Imagine living in a world where everything is soft, rounded, squishy. Then something terrible happens and angular, sharp, hard crystal starts growing over the world, sharp points and nasty edges taking over. This is how Semblance starts and without any dialogue or narrative, a hero is born (or summoned?) to save the land of playdough-like stuff.
Semblance is the perfect example of minimalism done right. Every single thing you can do, every trick for solving puzzles is given to you in a clear, unskippable and unmissable section of a level. The game explains without any words how to squish, squash, deform, nudge and restore sections of the game world itself so that you can progress and it is so elegant in its execution that it has to be lauded with praise. There are no long tutorials that ask you if you know how to move to the right or jump, instead the game shows you what is dangerous to Squish and what isn’t, what moves and how to take advantage of that fact.
The game explains without any words how to squish, squash, deform, nudge and restore sections of the game world itself so that you can progress and it is so elegant in its execution that it has to be lauded with praise.
Squish doesn’t have super-powers or a jetpack, a fancy gun or puzzle solving grenades. Squish takes advantage of everything in the world is made of something with a consistency of a marshmallow. Beating the world into shape, knocking holes into the floor to get under a section of overhang that is too low, or smacking a platform up a bit to make an impossible jump possible. The whole world isn’t the same squishiness though, so some areas won’t stay deformed, or will reach a point that they won’t change shape anymore. This stops the puzzles from being brute forced by picking any old wall and hitting it completely out of shape. Every puzzle in the game rides this fine balance of letting you mess around with the shape of platforms and the world around you, and making you think about what each element in an area is present for and how it is used to solve a puzzle. In a way it reminds me of The Incredible Machine: every element is there for a reason and while you don’t necessarily have to use them all, using them all properly is how you will solve the puzzle.
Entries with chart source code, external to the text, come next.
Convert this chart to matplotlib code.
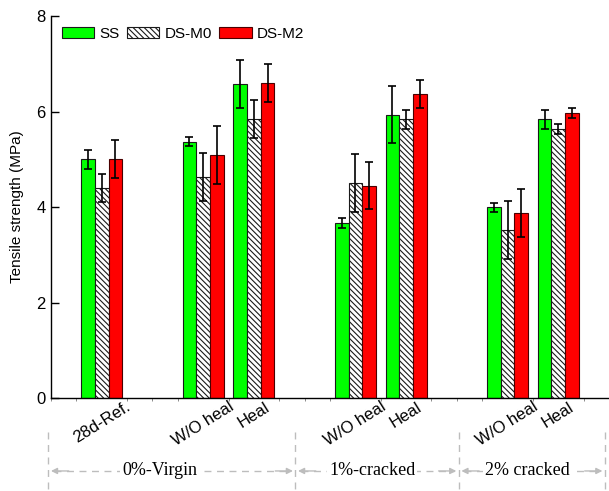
import numpy as np
import matplotlib
matplotlib.use("Agg")
import matplotlib.pyplot as plt
from matplotlib.ticker import MultipleLocator
from matplotlib.transforms import blended_transform_factory

# tensile strength, one entry per condition group
conditions = ["28d-Ref.", "W/O heal", "Heal", "W/O heal", "Heal", "W/O heal", "Heal"]
positions = [1, 3, 4, 6, 7, 9, 10]
ss_mean = [5.0, 5.37, 6.57, 3.66, 5.93, 3.99, 5.84]
ss_err = [0.2, 0.1, 0.5, 0.1, 0.6, 0.1, 0.2]
m0_mean = [4.40, 4.63, 5.84, 4.50, 5.84, 3.52, 5.63]
m0_err = [0.3, 0.5, 0.4, 0.6, 0.2, 0.6, 0.1]
m2_mean = [5.0, 5.09, 6.60, 4.45, 6.37, 3.87, 5.97]
m2_err = [0.4, 0.6, 0.4, 0.5, 0.3, 0.5, 0.1]

# bottom brackets: label, label centre and separator x positions (data units)
group_names = ["0%-Virgin", "1%-cracked", "2% cracked"]
group_label_x = [2.14, 6.33, 9.39]
group_edges = [-0.05, 4.82, 8.04, 10.92]

plt.rcParams['font.family'] = ['Liberation Sans', 'DejaVu Sans']
plt.rcParams['hatch.linewidth'] = 0.8

fig = plt.figure(figsize=(6.09, 4.91), dpi=100)
ax = fig.add_axes([0.0837, 0.1894, 0.9163, 0.778])

x = np.array(positions, dtype=float)
w = 0.27
err_kw = dict(ecolor='black', elinewidth=1.2, capsize=2.8, capthick=1.2)
ax.bar(x - w, ss_mean, w, yerr=ss_err, color='#00ff00', edgecolor='#1a1a1a',
       linewidth=0.8, label='SS', error_kw=err_kw)
ax.bar(x, m0_mean, w, yerr=m0_err, color='white', edgecolor='#1a1a1a',
       hatch='\\\\\\\\\\\\', linewidth=0.8, label='DS-M0', error_kw=err_kw)
ax.bar(x + w, m2_mean, w, yerr=m2_err, color='#ff0000', edgecolor='#4a0000',
       linewidth=0.8, label='DS-M2', error_kw=err_kw)

ax.set_xlim(0, 11)
ax.set_ylim(0, 8)
ax.set_yticks([0, 2, 4, 6, 8])
ax.tick_params(axis='y', direction='in', length=6, width=1, labelsize=12, pad=4)
ax.set_xticks(positions)
ax.set_xticklabels(conditions, rotation=32, fontsize=12)
ax.tick_params(axis='x', length=0, pad=1)
ax.xaxis.set_minor_locator(MultipleLocator(0.5))
ax.tick_params(axis='x', which='minor', direction='out', length=2, color='#777777')
ax.set_ylabel('Tensile strength (MPa)', fontsize=11, labelpad=9)

for side in ('top', 'right'):
    ax.spines[side].set_visible(False)
ax.spines['left'].set_linewidth(1)
ax.spines['bottom'].set_linewidth(1)

ax.legend(loc='upper left', bbox_to_anchor=(0.0, 1.0), ncol=3, frameon=False,
          fontsize=11, handlelength=2.1, handleheight=0.8, handletextpad=0.35,
          columnspacing=0.5, borderaxespad=0.3)

# group brackets under the tick labels
grey = '#bdbdbd'
tr = blended_transform_factory(ax.transData, ax.transAxes)
for xe in group_edges:
    ax.plot([xe, xe], [-0.09, -0.245], transform=tr, clip_on=False,
            color=grey, lw=1, linestyle=(0, (5, 4)))
ya = -0.191
for name, xc, x0, x1 in zip(group_names, group_label_x, group_edges[:-1], group_edges[1:]):
    ax.plot([x0 + 0.1, x1 - 0.1], [ya, ya], transform=tr, clip_on=False,
            color=grey, lw=1, linestyle=(0, (5, 4)))
    for tip, tail in ((x0 + 0.05, x0 + 0.4), (x1 - 0.05, x1 - 0.4)):
        ax.annotate('', xy=(tip, ya), xytext=(tail, ya), xycoords=tr, textcoords=tr,
                    annotation_clip=False,
                    arrowprops=dict(arrowstyle='-|>', color=grey, lw=1,
                                    mutation_scale=9, shrinkA=0, shrinkB=0))
    ax.text(xc, ya, name, transform=tr, ha='center', va='center',
            fontsize=13, family=['Liberation Serif', 'DejaVu Serif'],
            bbox=dict(facecolor='white', edgecolor='none', pad=1.5))

fig.savefig('out.png', dpi=100)
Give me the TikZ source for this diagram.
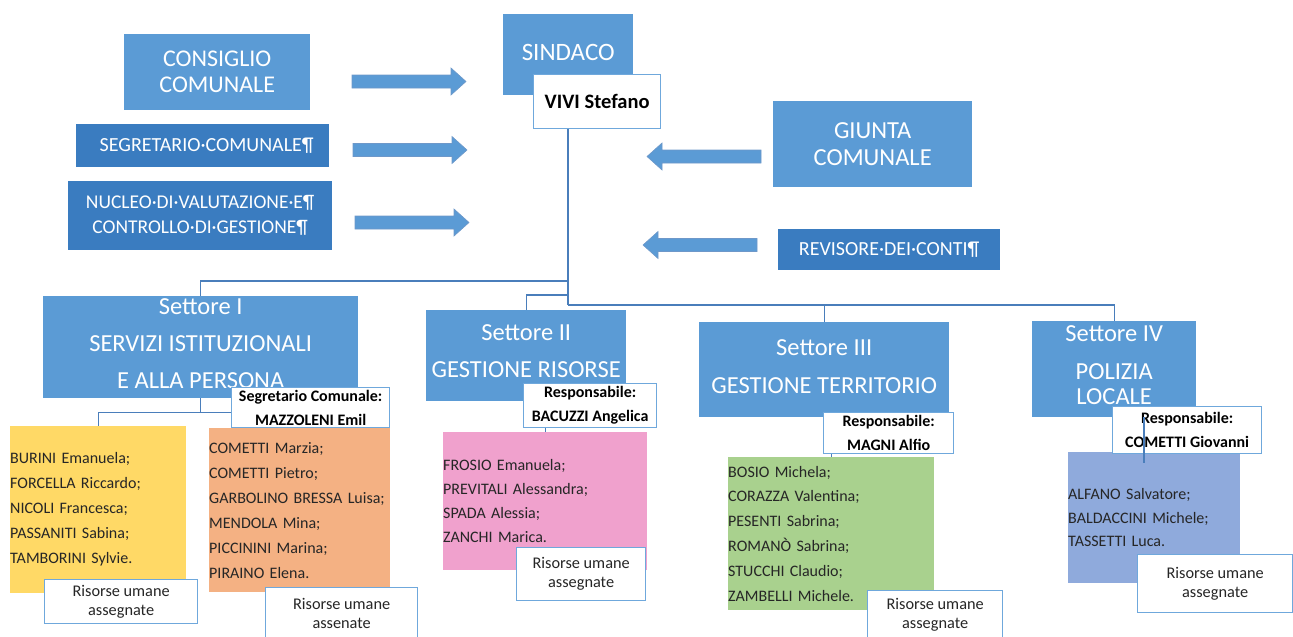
\documentclass[tikz,border=0pt]{standalone}
\usepackage{fontspec}
\setmainfont{Carlito}
\newcommand\setfs[2]{\fontsize{#1}{#2}\selectfont}
\definecolor{mblue}{HTML}{5B9BD5}
\definecolor{dblue}{HTML}{3A7CC0}
\definecolor{cyel}{HTML}{FFD966}
\definecolor{corange}{HTML}{F4B183}
\definecolor{cpink}{HTML}{F0A1CD}
\definecolor{cgreen}{HTML}{A9D18E}
\definecolor{clav}{HTML}{8FAADC}
\definecolor{cline}{HTML}{4A7EBB}
\definecolor{bord}{HTML}{6FA8DC}
\definecolor{ctext}{HTML}{262626}
\begin{document}
\begin{tikzpicture}[x=1pt,y=-1pt,
  blk/.style={fill=mblue, text=white, inner sep=0pt, align=center, anchor=north west},
  dblk/.style={fill=dblue, text=white, inner sep=0pt, align=center, anchor=north west},
  wbox/.style={fill=white, draw=bord, line width=1.3pt, inner sep=0pt, align=center, anchor=north west, text=black, font=\bfseries\setfs{16}{24}},
  rbox/.style={fill=white, draw=bord, line width=1.3pt, inner sep=0pt, align=center, anchor=north west, text=ctext, font=\setfs{16.3}{19}},
  listbox/.style={inner sep=0pt, align=left, anchor=north west, text=ctext, font=\setfs{16}{25}},
  conn/.style={draw=cline, line width=1.3pt},
  blockarrow/.pic={\filldraw[fill=mblue, draw=cline!80, line width=0.6pt]
     (0,-6.5) -- (99,-6.5) -- (99,-13.5) -- (114,0) -- (99,13.5) -- (99,6.5) -- (0,6.5) -- cycle;}
]
\useasboundingbox (0,0) rectangle (1293,637);

% top-left boxes
\node[blk, minimum width=186, minimum height=76, font=\setfs{24}{26}] (cons) at (124,34) {CONSIGLIO\\COMUNALE};
\node[dblk, minimum width=253, minimum height=43, font=\setfs{20}{22}] (segc) at (76,124) {\hspace{8pt}SEGRETARIO·COMUNALE¶};
\node[dblk, minimum width=264, minimum height=69, font=\setfs{19.5}{25}] (nuc) at (68,181) {NUCLEO·DI·VALUTAZIONE·E¶\\CONTROLLO·DI·GESTIONE¶};

% arrows
\pic (a1) at (352,81.5) {blockarrow};
\pic (a2) at (353,150) {blockarrow};
\pic (a3) at (355,222.5) {blockarrow};
\pic[xscale=-1] (a4) at (761,156.5) {blockarrow};
\pic[xscale=-1] (a5) at (757,245) {blockarrow};

% sindaco
\node[blk, minimum width=130, minimum height=81, font=\setfs{25}{26}] (sind) at (503,14) {\raisebox{5pt}{SINDACO}};
\node[wbox, font=\bfseries\setfs{20.5}{22}, minimum width=127, minimum height=54] (vivi) at (533,74) {VIVI Stefano};
\coordinate (t) at (568,305);
\coordinate (j1) at (568,281);
\coordinate (j2) at (568,295);

% right boxes
\node[blk, minimum width=199, minimum height=86, font=\setfs{24.5}{27}] (giun) at (773,101) {GIUNTA\\COMUNALE};
\node[dblk, minimum width=222, minimum height=41, font=\setfs{20}{22}] (rev) at (778,229) {REVISORE·DEI·CONTI¶};

% sectors
\node[blk, minimum width=315, minimum height=102, font=\setfs{24.5}{37}] (s1) at (43,296) {Settore I\\SERVIZI ISTITUZIONALI\\E ALLA PERSONA\\[-30pt]\mbox{}};
\node[blk, minimum width=200, minimum height=91, font=\setfs{24.5}{37}] (s2) at (426,310) {Settore II\\GESTIONE RISORSE\\[-28pt]\mbox{}};
\node[blk, minimum width=250, minimum height=95, font=\setfs{24.5}{38}] (s3) at (699,322) {Settore III\\GESTIONE TERRITORIO\\[-32pt]\mbox{}};
\node[blk, minimum width=164, minimum height=96, font=\setfs{24.5}{25}] (s4) at (1032,321) {Settore IV\\[13pt]POLIZIA\\LOCALE\\[-16pt]\mbox{}};

% lists
\node[listbox, fill=cyel, minimum width=176, text width=176, minimum height=167] (l1) at (10,426) {BURINI Emanuela;\\FORCELLA Riccardo;\\NICOLI Francesca;\\PASSANITI Sabina;\\TAMBORINI Sylvie.};
\node[listbox, fill=corange, minimum width=181, text width=181, minimum height=164] (l2) at (209,428) {COMETTI Marzia;\\COMETTI Pietro;\\GARBOLINO BRESSA Luisa;\\MENDOLA Mina;\\PICCININI Marina;\\PIRAINO Elena.};
\node[listbox, fill=cpink, minimum width=204, text width=204, minimum height=138, font=\setfs{16}{24}] (l3) at (443,432) {FROSIO Emanuela;\\PREVITALI Alessandra;\\SPADA Alessia;\\ZANCHI Marica.};
\node[listbox, fill=cgreen, minimum width=206, text width=206, minimum height=153, font=\setfs{16}{24.8}] (l4) at (728,457) {BOSIO Michela;\\CORAZZA Valentina;\\PESENTI Sabrina;\\ROMANÒ Sabrina;\\STUCCHI Claudio;\\ZAMBELLI Michele.};
\node[listbox, fill=clav, minimum width=172, text width=172, minimum height=131, font=\setfs{16}{23.5}] (l5) at (1068,452) {ALFANO Salvatore;\\BALDACCINI Michele;\\TASSETTI Luca.};

% connectors
\draw[conn] (vivi.south -| t) -- (t);
\draw[conn] (j1) -| (s1.north);
\draw[conn] (j2) -| (s2.north);
\draw[conn] (t) -| (s3.north);
\draw[conn] (t) -| (s4.north);
\draw[conn] (s1.south) -- ++(0,14) coordinate (j4);

% white boxes
\node[wbox, minimum width=158, minimum height=40] (segr) at (231,387) {Segretario Comunale:\\MAZZOLENI Emil};
\draw[conn] (segr.west |- j4) -| (l1.north);
\node[wbox, minimum width=133, minimum height=44] (resp2) at (523,383) {Responsabile:\\BACUZZI Angelica};
\node[wbox, minimum width=130, minimum height=41] (resp3) at (823,412) {Responsabile:\\MAGNI Alfio};
\node[wbox, minimum width=149, minimum height=47] (resp4) at (1112,406) {Responsabile:\\COMETTI Giovanni};
\draw[conn] (resp2.south -| l3.north) -- (l3.north);
\draw[conn] (resp3.south -| l4.north) -- (l4.north);

\node[rbox, minimum width=153, minimum height=44] (r1) at (44,579) {Risorse umane\\assegnate};
\node[rbox, minimum width=152, minimum height=52] (r2) at (265,587) {Risorse umane\\assenate};
\node[rbox, minimum width=129, minimum height=53] (r3) at (516,547) {Risorse umane\\assegnate};
\node[rbox, minimum width=135, minimum height=48] (r4) at (867,590) {Risorse umane\\assegnate};
\node[rbox, minimum width=155, minimum height=58] (r5) at (1137,554) {Risorse umane\\assegnate};

\coordinate (c4) at (1144,463);
\draw[conn] (s4.south -| c4) -- (c4);
\end{tikzpicture}
\end{document}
There is something delightful about shaping the world around you to solve a puzzle rather than getting doodad A to thingajig 1. It takes the idea of platforming and makes you think differently. Is that an impossible jump? Nudge it until it is an easy one. Hard to reach platform? Not a problem. Lasers vaporising you? Squish the platforms until they shoot harmlessly into a corner. All you have to do is reach the little nucleus of energy and make it out of the puzzle without dying. Do this enough times and the tree you are in will start to heal the hard crystal growth. Again that minimalism comes into play with the sense of mystery and clever soundtrack cues. How did this happen, and why? Has it happened before? What are the cave paintings you can find in secret rooms? I am sure on another platform the achievements would possibly reveal more, but on the Switch this isn’t the case.
Every puzzle in the game rides this fine balance of letting you mess around with the shape of platforms and the world around you, and making you think.
One of the biggest hurdles in a puzzle game is the frustration of when a puzzle stumps you. Sometimes you miss a piece of information, or your brain fixates on a certain section that you think is the solution but really isn’t and the best thing to do is step back or do something else. Semblance is well aware that puzzles can sometimes stump a player and the puzzles have been designed so that you can move past a puzzle and continue with something else until you are ready. Some puzzles will take less than 10 seconds to solve, while others have you scratching your head a bit until you work out what gets squished where. Sometimes moving on gives you a clue on how to beat a puzzle, or lets your brain mull it over a bit. Whatever the case is, this really removes that “I am stuck and can’t play the game anymore” problem that some puzzle games suffer from. Being free of that linear puzzle system sets Semblance apart and is just another way that the game lets players feel like they are in control here.
My biggest regret is how short Semblance feels. Yes, you need to beat every puzzle in the game to beat it, but I kept hoping for a secret area with optional puzzles, some real noggin scratchers to keep me entertained. Of course, I know how greedy it sounds to be asking for more puzzles, but I just enjoyed hopping around the world so much.
I am reminded of a documentary I watched on the making of Super Mario Bros. Before there was a level and a goal, the programmers just worked until it was fun to run around controlling the protagonist. Semblance reminds me of that, in how fun and satisfying it is to slide along the ground, to jump around or slide around a curve you beat into the floor. Semblance is a game about falling in love with a soft blob and saving the world and I want more.